- Collected data

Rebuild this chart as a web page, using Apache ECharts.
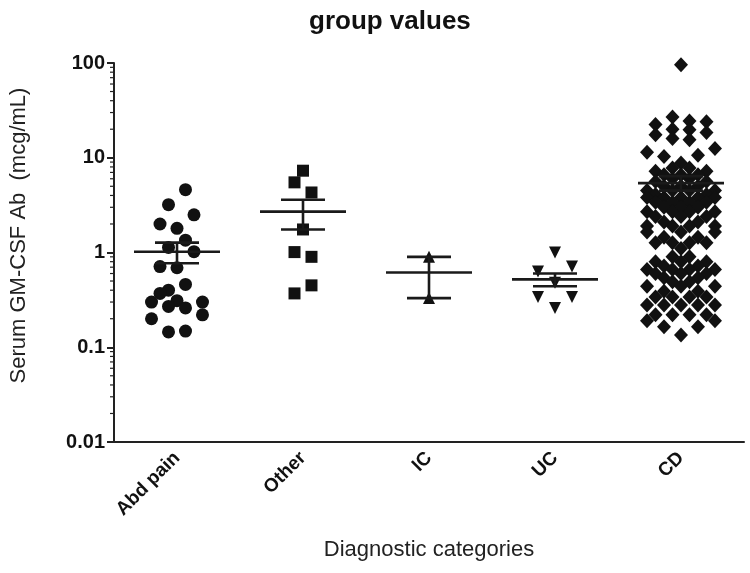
<!DOCTYPE html>
<html>
<head>
<meta charset="utf-8">
<script src="https://cdn.jsdelivr.net/npm/echarts@6/dist/echarts.min.js"></script>
<style>
html,body{margin:0;padding:0;background:#fff;}
#chart{width:750px;height:573px;}
</style>
</head>
<body>
<div id="chart"></div>
<script>
const titleText = 'group values';
const categories = ['Abd pain', 'Other', 'IC', 'UC', 'CD'];
const yTicks = [0.01, 0.1, 1, 10, 100];
const minorTickValues = [0.02,0.03,0.04,0.05,0.06,0.07,0.08,0.09,
  0.2,0.3,0.4,0.5,0.6,0.7,0.8,0.9, 2,3,4,5,6,7,8,9, 20,30,40,50,60,70,80,90];

// Abd pain (circles)
const abdValues = [4.6, 3.2, 2.5, 2.0, 1.8, 1.35, 1.13, 1.02, 0.71, 0.69, 0.46, 0.40, 0.37, 0.30, 0.31, 0.30, 0.27, 0.26, 0.22, 0.20, 0.145, 0.148];
const abdSteps  = [1, -1, 2, -2, 0, 1, -1, 2, -2, 0, 1, -1, -2, -3, 0, 3, -1, 1, 3, -3, -1, 1];
// Other (squares)
const otherValues = [7.3, 5.5, 4.3, 1.75, 1.01, 0.9, 0.45, 0.37];
const otherSteps  = [0, -1, 1, 0, -1, 1, 1, -1];
// IC (triangles)
const icValues = [0.9, 0.33];
const icSteps  = [0, 0];
// UC (inverted triangles)
const ucValues = [1.0, 0.71, 0.63, 0.48, 0.34, 0.34, 0.26];
const ucSteps  = [0, 2, -2, 0, -2, 2, 0];
// CD (diamonds)
const cdValues = [96, 27, 24.5, 24, 22.5, 20, 19.8, 18.5, 17.5, 16, 15.5, 12.5, 11.4, 10.6, 10.3, 8.8,
  7.8, 7.8, 7.2, 7.2, 6.6, 6.6, 6.6, 6.0, 6.0, 5.6, 5.6, 5.0, 5.0, 5.0,
  4.5, 4.5, 4.5, 4.5, 4.1, 4.1, 3.8, 3.8, 3.8, 3.8, 3.8, 3.4, 3.4, 3.4, 3.4,
  3.0, 3.0, 3.0, 2.7, 2.7, 2.7, 2.7, 2.4, 2.4, 2.4, 2.1, 2.1, 1.9, 1.9, 1.9, 1.9,
  1.65, 1.65, 1.65, 1.45, 1.45, 1.27, 1.27, 1.27, 1.27,
  1.1, 0.9, 0.9, 0.8, 0.8, 0.8, 0.72, 0.72, 0.66, 0.66, 0.66, 0.66, 0.6, 0.6, 0.6,
  0.54, 0.54, 0.49, 0.49, 0.44, 0.44, 0.44, 0.39, 0.39, 0.34, 0.34, 0.34, 0.34,
  0.28, 0.28, 0.28, 0.28, 0.28, 0.22, 0.22, 0.22, 0.22, 0.19, 0.19, 0.165, 0.165, 0.135];
const cdSteps = [0, -1, 1, 3, -3, -1, 1, 3, -3, -1, 1, 4, -4, 2, -2, 0,
  -1, 1, -3, 3, -2, 0, 2, -1, 1, -3, 3, -2, 0, 2,
  -4, -1, 1, 4, -3, 3, -4, -2, 0, 2, 4, -3, -1, 1, 3,
  -2, 0, 2, -4, -1, 1, 4, -3, 0, 3, -2, 2, -4, -1, 1, 4,
  -4, 0, 4, -2, 2, -3, -1, 1, 3,
  0, -1, 1, -3, 0, 3, -2, 2, -4, -1, 1, 4, -3, 0, 3,
  -2, 2, -1, 1, -4, 0, 4, -2, 2, -3, -1, 1, 3,
  -4, -2, 0, 2, 4, -3, -1, 1, 3, -4, 4, -2, 2, 0];

// mean and SEM bounds
const means   = [1.02, 2.7, 0.615, 0.52, 5.4];
const semLow  = [0.77, 1.75, 0.33, 0.44, 4.5];
const semHigh = [1.27, 3.6, 0.9, 0.6, 6.4];

const STEP = 0.0674; // horizontal spread unit, in category widths
function pts(ci, vals, steps) {
  return vals.map((v, i) => [ci + steps[i] * STEP, v]);
}

const INK = '#111';
const chart = echarts.init(document.getElementById('chart'));
const scatterBase = {
  type: 'scatter', xAxisIndex: 1, yAxisIndex: 0,
  itemStyle: { color: INK, opacity: 1 }, z: 2, silent: true
};

chart.setOption({
  animation: false,
  backgroundColor: '#fff',
  title: {
    text: titleText, left: 304, top: 4,
    textStyle: { fontFamily: 'Liberation Sans', fontWeight: 'bold', fontSize: 26, color: '#111' }
  },
  grid: { left: 113, right: 6, top: 63, bottom: 131 },
  xAxis: [
    {
      type: 'category', data: categories, boundaryGap: true,
      name: 'Diagnostic categories', nameLocation: 'middle', nameGap: 97,
      nameTextStyle: { fontFamily: 'Liberation Sans', fontSize: 22, color: '#222' },
      axisLine: { onZero: false, lineStyle: { color: '#222', width: 2 } },
      axisTick: { alignWithLabel: true, length: 7, lineStyle: { color: '#222', width: 2 } },
      axisLabel: { rotate: 45, margin: 13, fontFamily: 'Liberation Sans', fontWeight: 'bold', fontSize: 19, color: '#111' },
      splitLine: { show: false }
    },
    { type: 'value', min: -0.5, max: 4.5, show: false, axisLine: { onZero: false } }
  ],
  yAxis: {
    type: 'log', logBase: 10, min: 0.01, max: 100,
    name: 'Serum GM-CSF Ab  (mcg/mL)', nameLocation: 'middle', nameGap: 84,
    nameTextStyle: { fontFamily: 'Liberation Sans', fontSize: 22, color: '#222', padding: [0, 0, 0, 34] },
    axisLine: { show: true, onZero: false, lineStyle: { color: '#222', width: 2 } },
    axisTick: { show: true, length: 7, lineStyle: { color: '#222', width: 2 } },
    axisLabel: {
      margin: 9, fontFamily: 'Liberation Sans', fontWeight: 'bold', fontSize: 20, color: '#111',
      formatter: v => String(+Number(v).toPrecision(3))
    },
    splitLine: { show: false }
  },
  series: [
    Object.assign({}, scatterBase, { data: pts(0, abdValues, abdSteps), symbol: 'circle', symbolSize: 13 }),
    Object.assign({}, scatterBase, { data: pts(1, otherValues, otherSteps), symbol: 'rect', symbolSize: 12 }),
    Object.assign({}, scatterBase, { data: pts(2, icValues, icSteps), symbol: 'triangle', symbolSize: 12 }),
    Object.assign({}, scatterBase, { data: pts(3, ucValues, ucSteps), symbol: 'triangle', symbolRotate: 180, symbolSize: 12 }),
    Object.assign({}, scatterBase, { data: pts(4, cdValues, cdSteps), symbol: 'diamond', symbolSize: [14, 15] }),
    {
      type: 'custom', xAxisIndex: 1, yAxisIndex: 0, z: 5, silent: true, clip: false,
      data: categories.map((c, i) => [i, means[i], semLow[i], semHigh[i]]),
      renderItem: function (params, api) {
        const i = api.value(0);
        const m = api.coord([i, api.value(1)]);
        const lo = api.coord([i, api.value(2)]);
        const hi = api.coord([i, api.value(3)]);
        const st = { stroke: '#1a1a1a', lineWidth: 2.6 };
        const W = 43, C = 22;
        return {
          type: 'group', children: [
            { type: 'line', shape: { x1: m[0] - W, y1: m[1], x2: m[0] + W, y2: m[1] }, style: st },
            { type: 'line', shape: { x1: lo[0], y1: lo[1], x2: hi[0], y2: hi[1] }, style: st },
            { type: 'line', shape: { x1: lo[0] - C, y1: lo[1], x2: lo[0] + C, y2: lo[1] }, style: st },
            { type: 'line', shape: { x1: hi[0] - C, y1: hi[1], x2: hi[0] + C, y2: hi[1] }, style: st }
          ]
        };
      }
    },
    {
      type: 'custom', xAxisIndex: 1, yAxisIndex: 0, z: 5, silent: true, clip: false,
      data: minorTickValues.map(v => [-0.5, v]),
      renderItem: function (params, api) {
        const p = api.coord([api.value(0), api.value(1)]);
        return { type: 'line', shape: { x1: p[0] - 4, y1: p[1], x2: p[0], y2: p[1] }, style: { stroke: '#222', lineWidth: 1.2 } };
      }
    }
  ]
});
</script>
</body>
</html>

- What to do
Please restate the material above line by line, exactly, beginning at its first line and ending with the line that contains "-4, 4, -2, 2, 0];", without any pictures.

- Written response
Rebuild this chart as a web page, using Apache ECharts.
<!DOCTYPE html>
<html>
<head>
<meta charset="utf-8">
<script src="https://cdn.jsdelivr.net/npm/echarts@6/dist/echarts.min.js"></script>
<style>
html,body{margin:0;padding:0;background:#fff;}
#chart{width:750px;height:573px;}
</style>
</head>
<body>
<div id="chart"></div>
<script>
const titleText = 'group values';
const categories = ['Abd pain', 'Other', 'IC', 'UC', 'CD'];
const yTicks = [0.01, 0.1, 1, 10, 100];
const minorTickValues = [0.02,0.03,0.04,0.05,0.06,0.07,0.08,0.09,
  0.2,0.3,0.4,0.5,0.6,0.7,0.8,0.9, 2,3,4,5,6,7,8,9, 20,30,40,50,60,70,80,90];

// Abd pain (circles)
const abdValues = [4.6, 3.2, 2.5, 2.0, 1.8, 1.35, 1.13, 1.02, 0.71, 0.69, 0.46, 0.40, 0.37, 0.30, 0.31, 0.30, 0.27, 0.26, 0.22, 0.20, 0.145, 0.148];
const abdSteps  = [1, -1, 2, -2, 0, 1, -1, 2, -2, 0, 1, -1, -2, -3, 0, 3, -1, 1, 3, -3, -1, 1];
// Other (squares)
const otherValues = [7.3, 5.5, 4.3, 1.75, 1.01, 0.9, 0.45, 0.37];
const otherSteps  = [0, -1, 1, 0, -1, 1, 1, -1];
// IC (triangles)
const icValues = [0.9, 0.33];
const icSteps  = [0, 0];
// UC (inverted triangles)
const ucValues = [1.0, 0.71, 0.63, 0.48, 0.34, 0.34, 0.26];
const ucSteps  = [0, 2, -2, 0, -2, 2, 0];
// CD (diamonds)
const cdValues = [96, 27, 24.5, 24, 22.5, 20, 19.8, 18.5, 17.5, 16, 15.5, 12.5, 11.4, 10.6, 10.3, 8.8,
  7.8, 7.8, 7.2, 7.2, 6.6, 6.6, 6.6, 6.0, 6.0, 5.6, 5.6, 5.0, 5.0, 5.0,
  4.5, 4.5, 4.5, 4.5, 4.1, 4.1, 3.8, 3.8, 3.8, 3.8, 3.8, 3.4, 3.4, 3.4, 3.4,
  3.0, 3.0, 3.0, 2.7, 2.7, 2.7, 2.7, 2.4, 2.4, 2.4, 2.1, 2.1, 1.9, 1.9, 1.9, 1.9,
  1.65, 1.65, 1.65, 1.45, 1.45, 1.27, 1.27, 1.27, 1.27,
  1.1, 0.9, 0.9, 0.8, 0.8, 0.8, 0.72, 0.72, 0.66, 0.66, 0.66, 0.66, 0.6, 0.6, 0.6,
  0.54, 0.54, 0.49, 0.49, 0.44, 0.44, 0.44, 0.39, 0.39, 0.34, 0.34, 0.34, 0.34,
  0.28, 0.28, 0.28, 0.28, 0.28, 0.22, 0.22, 0.22, 0.22, 0.19, 0.19, 0.165, 0.165, 0.135];
const cdSteps = [0, -1, 1, 3, -3, -1, 1, 3, -3, -1, 1, 4, -4, 2, -2, 0,
  -1, 1, -3, 3, -2, 0, 2, -1, 1, -3, 3, -2, 0, 2,
  -4, -1, 1, 4, -3, 3, -4, -2, 0, 2, 4, -3, -1, 1, 3,
  -2, 0, 2, -4, -1, 1, 4, -3, 0, 3, -2, 2, -4, -1, 1, 4,
  -4, 0, 4, -2, 2, -3, -1, 1, 3,
  0, -1, 1, -3, 0, 3, -2, 2, -4, -1, 1, 4, -3, 0, 3,
  -2, 2, -1, 1, -4, 0, 4, -2, 2, -3, -1, 1, 3,
  -4, -2, 0, 2, 4, -3, -1, 1, 3, -4, 4, -2, 2, 0];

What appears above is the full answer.